BLERRLIMIT=<max-number-of-errors>

The bulk-loader will be disabled when it is unable to insert this number of rows. Any rows in pending bulk-load blocks will be discarded and marked as errors.

BLWARNLIMIT=<max-number-of-warnings>

The bulk-loader will be disabled when this number of rows generate warnings. Any rows in pending bulk-load blocks will be discarded and marked as errors.

Things to Consider

The BULKLOAD= option will be ignored if the table being written to contains long data (BLOBs, CLOBs, or NCLOBs).

The BULKLOAD= option only applies when inserting data. Selects, updates, and deletes will be handled normally even when BULKLOAD= is specified.

Errors and warnings from the data source will not be reported immediately because the data is being streamed. This means that the LIBNAME engine may continue to try to insert rows even after a failure occurs and data source specific details about any problems will be in the server log rather than in the client log.

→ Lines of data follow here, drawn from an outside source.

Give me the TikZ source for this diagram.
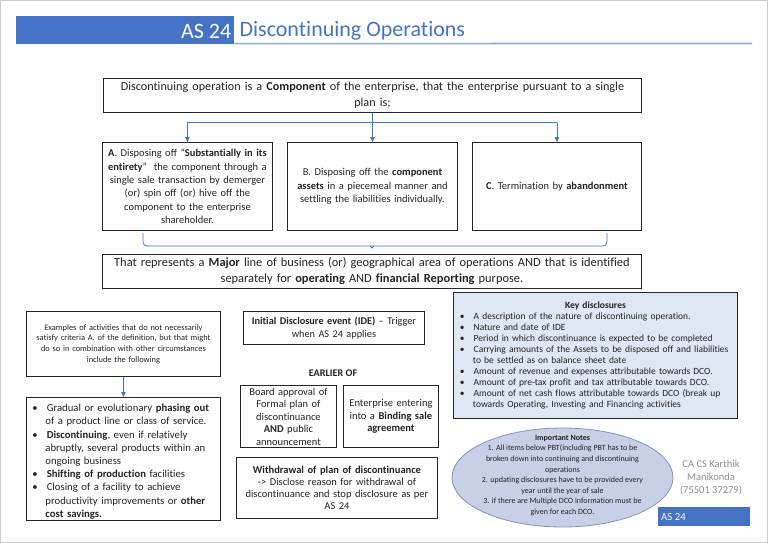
\documentclass[tikz,border=0pt]{standalone}
\usepackage{fontspec}
\setmainfont{Carlito}[Ligatures={TeX,NoCommon}]
\usetikzlibrary{arrows.meta,shapes.geometric,calc}
\definecolor{tblue}{HTML}{4472C4}
\definecolor{lblue}{HTML}{8EAADB}
\definecolor{kfill}{HTML}{DEE7F4}
\definecolor{efill}{HTML}{C8D0E8}
\definecolor{eline}{HTML}{8592B5}
\definecolor{txt}{HTML}{222222}
\newcommand\fs[2]{\fontsize{#1}{#2}\selectfont}
\newenvironment{blist}[2]{\begin{list}{\textbullet}{\setlength\leftmargin{#1}\setlength\labelwidth{4pt}\setlength\labelsep{#2}\setlength\itemsep{0pt}\setlength\parsep{0pt}\setlength\topsep{0pt}\setlength\partopsep{0pt}}}{\end{list}}
\begin{document}
\begin{tikzpicture}[x=1pt,y=-1pt,
  box/.style={draw=black!85, line width=0.9pt, align=center, inner sep=1pt, anchor=north west, text=txt},
  link/.style={draw=tblue, line width=0.8pt},
  arr/.style={link, -{Triangle[length=5pt,width=4.5pt]}}]
\useasboundingbox (0,0) rectangle (768,543);
\draw[black!20, line width=1pt] (0.5,0.5) rectangle (767.5,542.5);
% title
\node[fill=tblue, minimum width=218pt, minimum height=28pt, anchor=north west, inner sep=0pt] (bar) at (16,16) {};
\node[anchor=east, text=white, font=\fs{22}{26}, inner sep=3pt] (t1) at ($(bar.east)+(0,1)$) {AS 24};
\node[anchor=west, text=tblue, font=\fs{22}{26}, inner sep=5pt] (t2) at ($(bar.east)+(0,1)$) {Discontinuing Operations};
\coordinate (ulend) at (752,43.5);
\draw[lblue, line width=1.6pt] ($(bar.south east)+(0,-0.8)$) -- (ulend);
% top box
\node[box, minimum width=538pt, minimum height=34pt, text width=532pt, font=\fs{12.2}{15.5}] (top) at (103,78)
 {Discontinuing operation is a \textbf{Component} of the enterprise, that the enterprise pursuant to a single\\plan is;};
% three boxes
\node[box, minimum width=170pt, minimum height=88pt, text width=167pt, font=\fs{10.5}{13.3}] (A) at (102,142)
 {\textbf{A}. Disposing off ``\textbf{Substantially in its}\\\textbf{entirety}''~ the component through a\\single sale transaction by demerger\\(or) spin off (or) hive off the\\component to the enterprise\\shareholder.};
\node[box, minimum width=170pt, minimum height=88pt, text width=167pt, font=\fs{10.5}{13.3}] (B) at (287,142)
 {B. Disposing off the \textbf{component}\\\textbf{assets} in a piecemeal manner and\\settling the liabilities individually.};
\node[box, minimum width=169pt, minimum height=88pt, text width=166pt, font=\fs{10.5}{13.3}] (C) at (472,142)
 {\textbf{C}. Termination by \textbf{abandonment}};
\coordinate (j) at (0,122.5);
\draw[link] (A.north |- j) -- (C.north |- j);
\draw[arr] (top.south) -- (B.north);
\draw[arr] (A.north |- j) -- (A.north);
\draw[arr] (C.north |- j) -- (C.north);
% bracket
\coordinate (bl) at (143,233);
\coordinate (br) at (607,233);
\coordinate (bm) at (372,246);
\draw[link, rounded corners=4pt] (bl) -- (bl |- bm) -- (br |- bm) -- (br);
\draw[link] ($(bm)+(-2,0)$) -- ($(bm)+(0,2)$) -- ($(bm)+(2,0)$);
% band
\node[box, minimum width=539pt, minimum height=34pt, text width=534pt, font=\fs{12.4}{16}] (band) at (102,254)
 {That represents a \textbf{Major} line of business (or) geographical area of operations AND that is identified\\separately for \textbf{operating} AND \textbf{financial Reporting} purpose.};
% left
\node[box, minimum width=194pt, minimum height=65pt, text width=191pt, font=\fs{8.4}{10.7}] (ex) at (26,311)
 {Examples of activities that do not necessarily\\satisfy criteria A. of the definition, but that might\\do so in combination with other circumstances\\include the following};
\node[box, minimum width=194pt, minimum height=121pt, text width=190pt, align=left, font=\fs{10.7}{13.2}] (bul) at (26,397)
 {\begin{blist}{17pt}{9pt}
 \item Gradual or evolutionary \textbf{phasing out}\newline of a product line or class of service.
 \item \textbf{Discontinuing}, even if relatively\newline abruptly, several products within an\newline ongoing business
 \item \textbf{Shifting of production} facilities
 \item Closing of a facility to achieve\newline productivity improvements or \textbf{other}\newline \textbf{cost savings.}
 \end{blist}};
\draw[arr] (ex.south) -- (bul.north);
% centre
\node[box, minimum width=181pt, minimum height=33pt, text width=178pt, font=\fs{10.3}{13}] (ide) at (243,311)
 {\textbf{Initial Disclosure event (IDE)} -- Trigger\\when AS 24 applies};
\node[anchor=center, font=\bfseries\fs{10.2}{12}, text=txt] (earlier) at (333,373) {EARLIER OF};
\node[box, minimum width=95pt, minimum height=62pt, text width=94pt, font=\fs{10.5}{12.5}] (board) at (240,385)
 {Board approval of\\Formal plan of\\discontinuance\\\textbf{AND} public\\announcement};
\node[box, minimum width=94pt, minimum height=62pt, text width=93pt, font=\fs{10.5}{12.5}] (ent) at (343,385)
 {Enterprise entering\\into a \textbf{Binding sale}\\\textbf{agreement}};
\node[box, minimum width=201pt, minimum height=61pt, text width=198pt, font=\fs{10.5}{12}] (wd) at (236,457)
 {\textbf{Withdrawal of plan of discontinuance}\\-{}> Disclose reason for withdrawal of\\discontinuance and stop disclosure as per\\AS 24};
% right
\node[box, fill=kfill, minimum width=284pt, minimum height=126pt, text width=281pt, align=left, font=\fs{9.5}{10.9}, inner sep=1.5pt] (key) at (453,292)
 {\centering\textbf{Key disclosures}\par
 \begin{blist}{18pt}{9pt}
 \item A description of the nature of discontinuing operation.
 \item Nature and date of IDE
 \item Period in which discontinuance is expected to be completed
 \item Carrying amounts of the Assets to be disposed off and liabilities\newline to be settled as on balance sheet date
 \item Amount of revenue and expenses attributable towards DCO.
 \item Amount of pre-tax profit and tax attributable towards DCO.
 \item Amount of net cash flows attributable towards DCO (break up\newline towards Operating, Investing and Financing activities
 \end{blist}};
\node[ellipse, draw=eline, line width=0.8pt, fill=efill, minimum width=221pt, minimum height=99pt, inner sep=0pt] (notes) at (562.5,477.5) {};
\node[align=center, text=txt, font=\fs{8}{10.6}, inner sep=0pt] (notestext) at ($(notes.center)+(0,-2)$)
 {\textbf{Important Notes}\\1. All items below PBT(including PBT has to be\\broken down into continuing and discontinuing\\operations\\2. updating disclosures have to be provided every\\year until the year of sale\\3. if there are Multiple DCO information must be\\given for each DCO.};
\node[align=center, text=black!45, font=\fs{10.5}{13}] (author) at (711,478) {CA CS Karthik\\Manikonda\\(75501 37279)};
\node[fill=tblue, minimum width=92pt, minimum height=19pt, anchor=north west, inner sep=0pt] (tag) at (658,507) {};
\node[anchor=west, text=white, font=\fs{10.8}{12}, inner sep=3pt] (tagt) at (tag.west) {AS 24};
\end{tikzpicture}
\end{document}
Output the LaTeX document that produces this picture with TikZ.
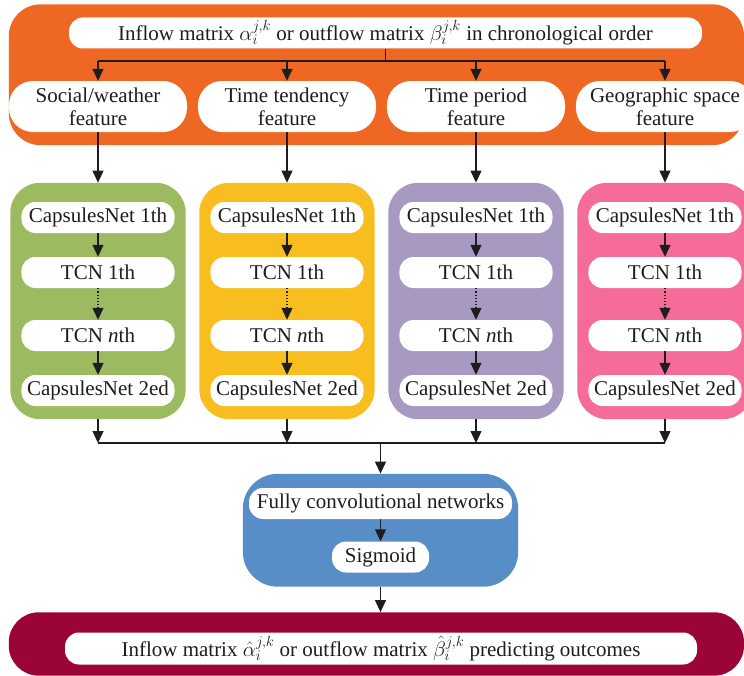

Using bulk-load for small amounts of data is often slower than normal inserts due to the additional overhead. Check the size of the data being inserted before using BULKLOAD. While the specific size can vary based on the database, network, and servers being used in general you will begin to see a benefit when the data exceeds a thousand rows and a megabyte of data.

The SAS® Federation Server LIBNAME engine BULKLOAD= option speeds up the transfer of data from the client to the SAS® Federation Server, but you may also want to consider using database specific bulk-load options when creating your SAS® Federation Server data services to further improve performance.

Conclusion

Normal insert performance consists of the time the client uses to generate and supply the data to the server plus the time it takes the server to insert into the data source. Streaming the data from the client to the server allows bulk-load to overlap the operations and reduce the round-trip latency. Write speeds will always be limited by the data source, but bulk-load can help minimize the time by making sure that the client doesn’t have to wait while writing data.